Ma-Ma was an accomplished musician, having graduated from Price’s College for Young Ladies with a degree in music.  She played at the Centerville Methodist Church and for every major event around Centerville during her younger days.  Her five daughters played piano, practicing on the big upright piano that now sits in my living room.  My grandmother followed in her footsteps, playing piano at our little country church in Shipps Bend and for various events around town.  I found out just a few years ago that she taught music for a while at the Shady Grove school and that she played piano in a popular band in Centerville as a teenager.  She played from printed notes, but she also played by ear, a talent I did not inherit and wish I had.  I’m sure the people at my church wish I was more accomplished, having suffered through my efforts to play hymns off and on throughout the years when we didn’t have a better pianist.

She also rode horses in her childhood, competing in horse shows all around the area and bringing home blue ribbons on a regular basis.  She bragged that she had a beau in every town she rode in and I don’t doubt it.  She was a Southern belle in every sense of the word, it seems.  But she chose love with a childhood friend who was 17 years older than she was.  He waited for her to grow up and finish school before bringing her from Franklin to Centerville, which must have been quite a shock, with its muddy streets and lack of the sophisticated social life she was accustomed to. 

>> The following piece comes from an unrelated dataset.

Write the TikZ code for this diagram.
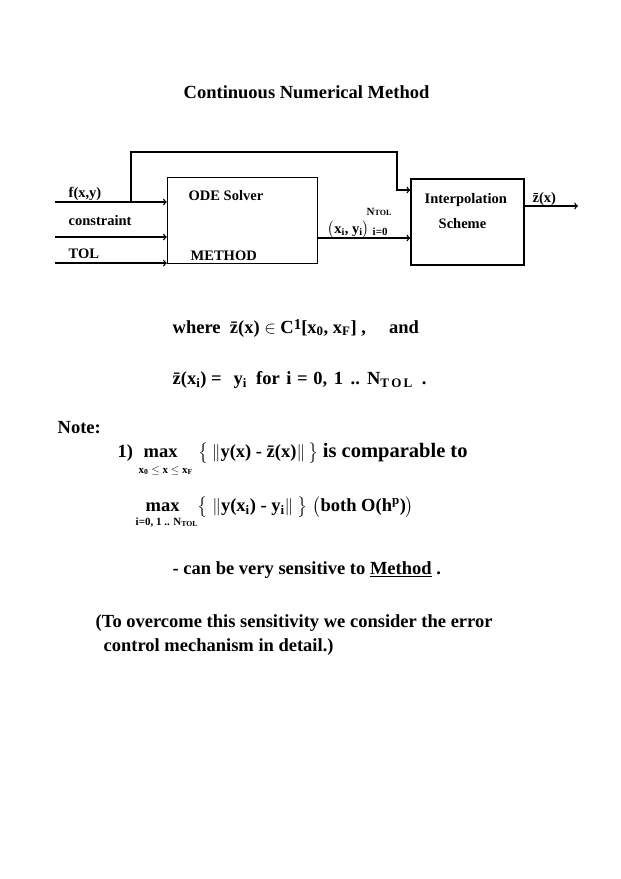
\documentclass[tikz,border=0pt]{standalone}
\usepackage{amsmath}
\usepackage{fontspec}
\setmainfont{Liberation Serif}
\usepackage{tikz}
\usetikzlibrary{positioning}
\tikzstyle{texto}=[inner sep=0pt,anchor=base west,font=\bfseries\fontsize{18.5}{22}\selectfont]
\tikzstyle{rotulo}=[inner sep=0pt,anchor=base west,font=\bfseries\fontsize{14.5}{17}\selectfont]
\tikzstyle{pequeno}=[inner sep=0pt,anchor=base west,font=\bfseries\fontsize{11}{13}\selectfont]
\tikzstyle{bloco}=[draw,inner sep=0pt,minimum height=86pt]

\begin{document}
\begin{tikzpicture}[x=1pt,y=-1pt,line width=1.4pt,>=to]
    \useasboundingbox (0,0) rectangle (621,879);
    \node [texto] (titulo) at (183,98) {Continuous Numerical Method};
    % blocos
    \node [bloco,minimum width=150pt] (ode) at (242.5,220.5) {};
    \node [bloco,minimum width=113pt] (interp) at (467.5,222) {};
    \node [rotulo] (odetxt) at (188,200) {ODE Solver};
    \node [rotulo] (metodo) at (190,260) {METHOD};
    \node [rotulo] (interptxt) at (424,203) {Interpolation};
    \node [rotulo] (esquema) at (438,228) {Scheme};
    % entradas
    \node [rotulo] (fxy) at (68,197) {f(x,y)};
    \node [rotulo] (restr) at (68,225) {constraint};
    \node [rotulo] (tol) at (68,258) {TOL};
    \coordinate (fin) at (55,202);
    \coordinate (cin) at (55,237);
    \coordinate (tin) at (55,263);
    \draw [->] (fin) -- (fin -| ode.west);
    \draw [->] (cin) -- (cin -| ode.west);
    \draw [->] (tin) -- (tin -| ode.west);
    \coordinate (tap) at (131,202);
    \coordinate (cima) at (131,152);
    \coordinate (desce) at (397,190);
    \draw [->] (tap) -- (cima) -| (desce) -- (desce -| interp.west);
    % saidas
    \coordinate (pts) at (0,238);
    \draw [->] (pts -| ode.east) -- (pts -| interp.west);
    \node [rotulo] (pares) at (327,233) {$\bigl($x\textsubscript{i}, y\textsubscript{i}$\bigr)$};
    \node [pequeno] (ntol) at (366,215) {N{\fontsize{8}{9}\selectfont TOL}};
    \node [pequeno] (izero) at (372,235) {i=0};
    \coordinate (zfim) at (578,206);
    \draw [->] (zfim -| interp.east) -- (zfim);
    \node [rotulo] (zx) at (532,202) {\=z(x)};
    % texto
    \node [texto] (onde) at (172,333) {where \ \=z(x) $\in$ C\raisebox{4pt}{\fontsize{15}{17}\selectfont 1}[x\textsubscript{0}, x\textsubscript{F}] , \quad and};
    \node [texto] (igual) at (172,384) {\=z(x\textsubscript{i}) =\hspace{12pt}y\textsubscript{i}\hspace{9pt}for\hspace{2pt} i\hspace{1pt} =\hspace{1pt} 0,\hspace{2pt} 1\hspace{3pt} ..\hspace{1pt} N\raisebox{-3pt}{\fontsize{13}{15}\selectfont T\,O\,L}\hspace{5pt} .};
    \node [texto] (nota) at (57,433) {Note:};
    \node [texto] (um) at (117,457) {1)};
    \node [texto] (max1) at (143,457) {max};
    \node [pequeno] (lim1) at (138,473) {x\textsubscript{0} $\leq$ x $\leq$ x\textsubscript{F}};
    \node [texto] (comp) at (198,457) {$\bigl\{$\,$\|$y(x) - \=z(x)$\|$\,$\bigr\}$ {\fontsize{20.5}{24}\selectfont is comparable to}};
    \node [texto] (max2) at (145,511) {max};
    \node [pequeno] (lim2) at (135,525) {i=0, 1 .. N\textsubscript{TOL}};
    \node [texto] (ambos) at (197,511) {$\bigl\{$ $\|$y(x\textsubscript{i}) - y\textsubscript{i}$\|$ $\bigr\}$ $\bigl($both O(h\textsuperscript{p})$\bigr)$};
    \node [texto] (sens) at (172,574) {- can be very sensitive to \underline{Method} .};
    \node [texto] (obs1) at (95,627) {(To overcome this sensitivity we consider the error};
    \node [texto] (obs2) at (103,651) {control mechanism in detail.)};
\end{tikzpicture}
\end{document}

When I was a child, I remember thinking she and all my great aunts and cousins were so sophisticated when they came to visit, with their city clothes and shoes and jewelry.  Ophelia kept her mother in nice clothes and hats and trinkets, and she was always dressed up.  I’m sure she would be horrified at my appearance in my sweatpants and oversized flannel shirts and I don’t even want to imagine what she would think of the music I listen to now.  I barely remember this, but I have heard stories all my life of how she would walk uptown every day, crossing the busy highway that led off the square, to eat lunch at Breece’s CafĂ© and to go to the post office for her mail.  As she grew older and her sight was failing, everyone worried about her crossing the streets, but she never was concerned.  She was vain enough not to want people to know she couldn’t see well.  The last few years she played organ at the Methodist Church, she would put the book up on the stand just as if she was using it to play.  Some people reported that half the time it was upside down, but no one ever pointed it out to her.  She hated to lose at bridge, and her daughters would cheat and let her win at their weekly bridge games.  Except Aunt Virginia, who refused to let her win and complained that the others spoiled her too much.  Aunt Virginia, even more than the other girls, inherited an independent spirit from her mother.  Once a visiting preacher at a revival delivered a scathing sermon on the evils of playing cards.  At the sermon’s close, he exhorted all the young ladies who played cards to come down to the altar and repent.  A group of tearful teens obeyed his call, but Aunt Virginia kept her seat.  She said she wasn’t about to stop playing cards and neither were they and they were just being dishonest to say they were.  I never asked what her mother had to say about it.  I imagine she was on Virginia’s side – she wasn’t about to stop playing bridge either!   Ma Ma’s husband said, during his lifetime, that she was the belle of Franklin and she never stopped ringing.  From my memories of her and the stories her daughters told, I expect he was right!